How much to offset the UV2 coordinates. This amount will be added to UV2 in the vertex function. This can be used to offset a texture.

How much to scale the UV2 coordinates. This is multiplied by UV2 in the vertex function.

If true, instead of using UV2 textures will use a triplanar texture lookup to determine how to apply textures. Triplanar uses the orientation of the object's surface to blend between texture coordinates. It reads from the source texture 3 times, once for each axis and then blends between the results based on how closely the pixel aligns with each axis. This is often used for natural features to get a realistic blend of materials. Because triplanar texturing requires many more texture reads per-pixel it is much slower than normal UV texturing. Additionally, because it is blending the texture between the three axes, it is unsuitable when you are trying to achieve crisp texturing.

A lower number blends the texture more softly while a higher number blends the texture more sharply.

If true, the model's vertex colors are processed as sRGB mode.

If true, the vertex color is used as albedo color.

Returns true, if the specified godot.SpatialMaterial_Feature is enabled.

Returns true, if the specified flag is enabled.
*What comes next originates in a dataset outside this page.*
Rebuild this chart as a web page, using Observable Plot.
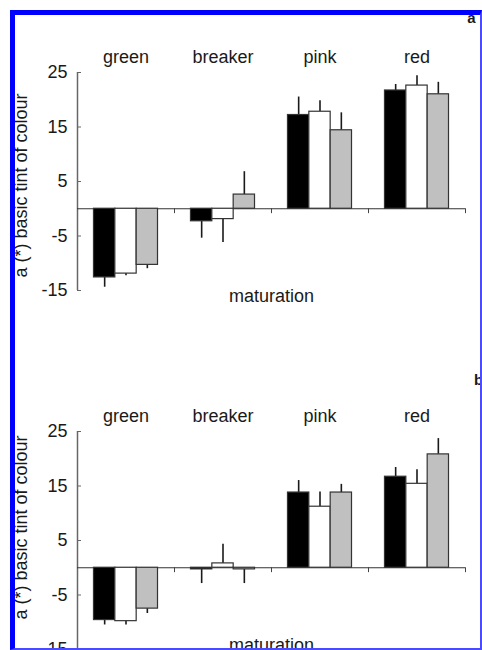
<!DOCTYPE html>
<html><head><meta charset="utf-8">
<script src="https://cdn.jsdelivr.net/npm/d3@7"></script>
<script src="https://cdn.jsdelivr.net/npm/@observablehq/plot@0.6"></script>
<style>
body{margin:0;background:#fff}
#root{position:relative;width:482px;height:650px;overflow:hidden;background:#fff}
#root svg{position:absolute;left:0}
#frame{position:absolute;left:10px;top:10px;width:472px;height:640px;box-sizing:border-box;border-left:5px solid #0000ff;border-top:5px solid #0000ff;border-right:2px solid #4a4aff;border-bottom:2px solid #4a4aff;pointer-events:none;z-index:5}
</style></head><body><div id="root"><div id="frame"></div></div>
<script>
const categories = ["green", "breaker", "pink", "red"];
const series = ["s1", "s2", "s3"];
const seriesFill = ["#000000", "#ffffff", "#c0c0c0"];
const yTicks = [25, 15, 5, -5, -15];
const yLabel = "a (*) basic tint of colour";
const xLabel = "maturation";

// panel a: means and error (one-sided) per category, per series
const panelAMeans = [[-12.6, -11.9, -10.3], [-2.3, -1.9, 2.6], [17.2, 17.8, 14.4], [21.7, 22.6, 21.0]];
const panelAErrors = [[1.8, 0.4, 0.7], [3.1, 4.3, 4.2], [3.3, 2.0, 3.2], [1.1, 1.8, 2.2]];
// panel b
const panelBMeans = [[-9.6, -9.8, -7.5], [-0.3, 0.8, -0.3], [13.8, 11.2, 13.8], [16.7, 15.4, 20.8]];
const panelBErrors = [[0.9, 0.7, 0.9], [2.6, 3.5, 2.6], [2.2, 2.7, 1.5], [1.7, 2.6, 2.9]];

const barW = 0.22;
const font = "'Liberation Sans', Arial, Helvetica, sans-serif";

function rowsOf(means, errors) {
  const rows = [];
  categories.forEach((c, ci) => series.forEach((s, si) => {
    rows.push({cat: c, ci, series: s, si, mean: means[ci][si], err: errors[ci][si]});
  }));
  return rows;
}

function panel(means, errors, letter, opts) {
  const rows = rowsOf(means, errors);
  return Plot.plot({
    width: 482,
    height: 310,
    marginTop: 72,
    marginBottom: 20,
    marginLeft: 77,
    marginRight: 17,
    style: {fontFamily: font, fontSize: "18px", color: "#1a1a1a", background: "transparent", overflow: "visible"},
    x: {domain: [-0.5, categories.length - 0.5], axis: null},
    y: {domain: [-15, 25], axis: null},
    color: {type: "identity"},
    marks: [
      Plot.axisY(yTicks, {anchor: "left", tickSize: -4, tickPadding: 14, fontSize: 18, stroke: "#666", label: null, tickFormat: d => String(d)}),
      Plot.ruleX([-0.5], {y1: -15, y2: 25, stroke: "#666", strokeWidth: 1.5}),
      Plot.ruleY([0], {stroke: "#333", strokeWidth: 1.2}),
      Plot.ruleX(categories.map((c, i) => i + 0.5), {y1: 0, y2: -0.9, stroke: "#444"}),
      Plot.ruleX(rows, {
        x: d => d.ci + (d.si - 1) * barW,
        y1: "mean",
        y2: d => d.mean + Math.sign(d.mean) * d.err,
        stroke: "#1a1a1a", strokeWidth: 1.6
      }),
      Plot.rectY(rows, {
        x1: d => d.ci + (d.si - 1.5) * barW,
        x2: d => d.ci + (d.si - 0.5) * barW,
        y1: 0, y2: "mean",
        fill: d => seriesFill[d.si],
        stroke: "#333", strokeWidth: 1.2
      }),
      Plot.text(categories, {x: (d, i) => i, frameAnchor: "top", lineAnchor: "middle", dy: -15, fontSize: 18}),
      Plot.text([xLabel], {frameAnchor: "bottom", lineAnchor: "middle", textAnchor: "middle", dy: opts.xLabelDy, fontSize: 18}),
      Plot.text([yLabel], {frameAnchor: "left", textAnchor: "middle", lineAnchor: "middle", rotate: -90, dx: -56, dy: opts.yLabelDy, fontSize: 18}),
      Plot.text([letter], {frameAnchor: "top-right", textAnchor: "middle", lineAnchor: "middle", dx: opts.letterDx, dy: opts.letterDy, fontSize: 15, fontWeight: "bold"})
    ]
  });
}

const root = document.getElementById("root");
const a = panel(panelAMeans, panelAErrors, "a", {xLabelDy: 6, yLabelDy: 4, letterDx: 6, letterDy: -54});
a.style.top = "0px";
const b = panel(panelBMeans, panelBErrors, "b", {xLabelDy: -4, yLabelDy: -13, letterDx: 13, letterDy: -51});
b.style.top = "359px";
root.insertBefore(a, root.firstChild);
root.insertBefore(b, root.firstChild);
</script>
</body></html>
See godot.SpatialMaterial_Flags enumerator for options.

Returns the godot.Texture associated with the specified godot.SpatialMaterial_TextureParam.

If true, enables the specified godot.SpatialMaterial_Feature. Many features that are available in godot.SpatialMaterials need to be enabled before use. This way the cost for using the feature is only incurred when specified. Features can also be enabled by setting the corresponding member to true.

If true, enables the specified flag. Flags are optional behaviour that can be turned on and off. Only one flag can be enabled at a time with this function, the flag enumerators cannot be bit-masked together to enable or disable multiple flags at once. Flags can also be enabled by setting the corresponding member to true. See godot.SpatialMaterial_Flags enumerator for options.

Sets the godot.Texture to be used by the specified godot.SpatialMaterial_TextureParam. This function is called when setting members ending in *_texture.